Il existe un petit coin de paradis en Alaska où une communauté juive s'est installée au lendemain de la Seconde Guerre mondiale. Si le soleil est au rendez-vous, il est accompagné de vent, de pluie, de neige. La neige, justement, il en est question quand on retrouve le fils du rebbé Verbover assassiné, de l'héroïne coulant dans ses veines. Mendel Shpilman, messie à ses heures perdues, est aussi un champion d'échecs précoce et génial qui a fui le foyer familial le jour même de ses noces pour finir ses jours dans une chambre d'hôtel miteuse. Fini l'homosexualité refoulée, les miracles en veux-tu en voilà. Le Rédempteur est mort. Là où il y a la goutte d'eau pour faire déborder la vase, c'est que ce crime a eu lieu quasiment sur le pas de la porte de Mer Landsman, un shammès, un flic juif, un individu qui se noie dans les souvenirs de son mariage gâché, sa carrière foirée et son alcool à profusion. Landsman est un expert pataud qui n'attend de la vie que la mort. C'est l'apanage des ratés et des désespérés que de pouvoir mettre les pieds dans les plats sans crainte ni remords. Au pays du crime, les rabbins sont rois. Tout est écrit. D'ailleurs, c'est dans les Écritures. Landsman s'énerve, Landsman s'agite, Landsman détruit des meubles, des fenêtres, des gueules, Landsman dégueule. De la bile, du sang, des balles. Il faut le retenir. Il dit ce qu'il fait. Il fait ce qu'il dit. Un ensemble de conneries. Sous le regard amusé, hautain, des chapeaux noirs qui ont pour eux l'argent, le bon droit, le silence, la mafia russe, la puissance de feu d'un croiseur qui baigne dans la baie de Mandchourie. Et quand ça ne suffit pas, le FBI entre dans la danse. Et ça, ça énerve. Qu'on lui fasse remarquer que depuis le début il a un pistolet à fléchettes, Landsman, ça ne peut que l'humilier, le réveiller. Sortir de sa torpeur. Dégommer à gauche, à droite. D'autant que sa sœur, l'intrépide Naomi, est morte de l'œuvre même de ces chapeaux noirs, ces intégristes qui cherchent à reprendre aux musulmans la terre d'Israël.

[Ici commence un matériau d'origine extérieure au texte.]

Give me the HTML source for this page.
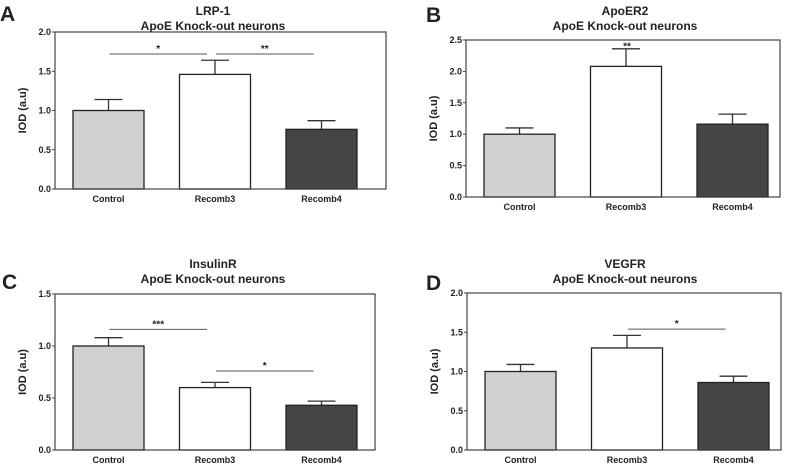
<!DOCTYPE html>
<html><head><meta charset="utf-8"><style>
html,body{margin:0;padding:0;background:#fff;}
svg{display:block;font-family:"Liberation Sans",Arial,sans-serif;}
</style></head><body>
<svg id="fig" width="787" height="464" viewBox="0 0 787 464"></svg>
<script>
const categories = ["Control","Recomb3","Recomb4"];
const colors = ["#d0d1d3","#ffffff","#454547"];
const titlesA = ["LRP-1","ApoER2","InsulinR","VEGFR"];
const letters = ["A","B","C","D"];
const valsA = [1.0,1.46,0.76];
const errsA = [0.14,0.18,0.11];
const valsB = [1.0,2.08,1.16];
const errsB = [0.10,0.28,0.16];
const valsC = [1.0,0.60,0.43];
const errsC = [0.08,0.05,0.04];
const valsD = [1.0,1.30,0.86];
const errsD = [0.09,0.16,0.08];
const ticksA = [0,0.5,1.0,1.5,2.0];
const ticksB = [0,0.5,1.0,1.5,2.0,2.5];
const ticksC = [0,0.5,1.0,1.5];
const ticksD = [0,0.5,1.0,1.5,2.0];
const sigA = [[0,1,1.72,"*"],[1,2,1.72,"**"]];
const sigB = [];
const sigC = [[0,1,1.16,"***"],[1,2,0.76,"*"]];
const sigD = [[1,2,1.54,"*"]];
const starB = [[1,2.38,"**"]];

const panels = [
 {L:55,R:386,T:32,B:189,ymax:2.0,vals:valsA,errs:errsA,ticks:ticksA,sig:sigA,stars:[],tx:213,ty:15,lx:0,ly:21},
 {L:466,R:780,T:40,B:197,ymax:2.5,vals:valsB,errs:errsB,ticks:ticksB,sig:sigB,stars:starB,tx:625,ty:15,lx:426,ly:22},
 {L:55,R:375,T:294,B:450,ymax:1.5,vals:valsC,errs:errsC,ticks:ticksC,sig:sigC,stars:[],tx:213,ty:268,lx:2,ly:289},
 {L:467,R:781,T:293,B:450,ymax:2.0,vals:valsD,errs:errsD,ticks:ticksD,sig:sigD,stars:[],tx:625,ty:268,lx:426,ly:290}
];
const NS="http://www.w3.org/2000/svg";
const svg=document.getElementById('fig');
function mk(tag,attrs,parent,txt){const e=document.createElementNS(NS,tag);for(const k in attrs)e.setAttribute(k,attrs[k]);if(txt!==undefined)e.textContent=txt;(parent||svg).appendChild(e);return e;}
panels.forEach((p,i)=>{
 const g=mk('g',{});
 
 
 const y=v=>p.B-(v/p.ymax)*(p.B-p.T);
 const xl=k=>p.L+18+k*106.5;
 const bw=71;
 const lt=mk('text',{x:p.lx,y:p.ly,'font-size':21,'font-weight':'bold',fill:'#222'},g,letters[i]);
 
 
 const t1=mk('text',{x:p.tx,y:p.ty,'font-size':12,'font-weight':'bold','text-anchor':'middle',fill:'#222'},g,titlesA[i]);
 
 
 const t2=mk('text',{x:p.tx,y:p.ty+15,'font-size':12,'font-weight':'bold','text-anchor':'middle',fill:'#222'},g,"ApoE Knock-out neurons");
 
 
 const yt=mk('text',{transform:`translate(${p.L-29},${(p.T+p.B)/2}) rotate(-90)`,'font-size':11,'font-weight':'bold','text-anchor':'middle',fill:'#222'},g,"IOD (a.u)");
 
 
 p.vals.forEach((v,k)=>{
  const x=xl(k);
  const e=p.errs[k];
  const c=x+bw/2;
  const el=mk('line',{x1:c,x2:c,y1:y(v),y2:y(v+e),stroke:'#333','stroke-width':1.3},g);
  
  
  const ec=mk('line',{x1:c-14,x2:c+14,y1:y(v+e),y2:y(v+e),stroke:'#333','stroke-width':1.3},g);
  
  
  const r=mk('rect',{x:x,y:y(v),width:bw,height:p.B-y(v),fill:colors[k],stroke:'#222','stroke-width':1.3},g);
  
  
  const cl=mk('text',{x:c,y:p.B+13,'font-size':9,'font-weight':'bold','text-anchor':'middle',fill:'#222'},g,categories[k]);
  
  
 });
 const fr=mk('rect',{x:p.L,y:p.T,width:p.R-p.L,height:p.B-p.T,fill:'none',stroke:'#444','stroke-width':1.2},g);
 
 
 p.ticks.forEach(tv=>{
  mk('line',{x1:p.L-3,x2:p.L,y1:y(tv),y2:y(tv),stroke:'#444'},g);
  const tl=mk('text',{x:p.L-4,y:y(tv)+3,'font-size':9,'font-weight':'bold','text-anchor':'end',fill:'#222'},g,tv.toFixed(1));
  
  
 });
 p.sig.forEach(s=>{
  const x1=xl(s[0])+bw/2+1, x2=xl(s[1])+bw/2-8;
  const sl=mk('line',{x1:x1,x2:x2,y1:y(s[2]),y2:y(s[2]),stroke:'#555','stroke-width':1},g);
  
  
  const st=mk('text',{x:(x1+x2)/2,y:y(s[2])-2,'font-size':10,'font-weight':'bold','text-anchor':'middle',fill:'#222'},g,s[3]);
  
  
 });
 p.stars.forEach(s=>{
  const st=mk('text',{x:xl(s[0])+bw/2+1,y:y(s[1])+2,'font-size':10,'font-weight':'bold','text-anchor':'middle',fill:'#222'},g,s[2]);
  
  
 });
});
</script>
</body></html>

Michael Chambon propose un récit qui va à cent à l'heure, jubilatoire, où les mots chantent et pleurent à la fois. Il parsème son récit, une uchronie de première, d'une langue juive étrangère à beaucoup, exotique à souhait. Michael Chambon se joue des codes à merveille. Il délocalise Israël en Alaska. Là-bas, les indigènes sont moins féroces. Plus fatalistes. Au milieu de ces pages loufoques qui par moments rappellent le New York de Jerome Charyn, Michael Chambon traite de l'homophobie, de l'intégrisme, de la quête de soi, de l'estime de soi. Le final est absurde. Il y a des tunnels sous toute la ville. Des hommes sont helitreuillés par des forces américaines soucieuses de faire sauter le Dôme du Rocher à Jérusalem pour mieux déclencher la Troisième Guerre mondiale. Époustouflant.

Citation

Le problème vient des heures où il ne travaille pas, où ses pensées se mettent à s'envoler par la fenêtre ouverte de sa cervelle à la manière des pages de buvard.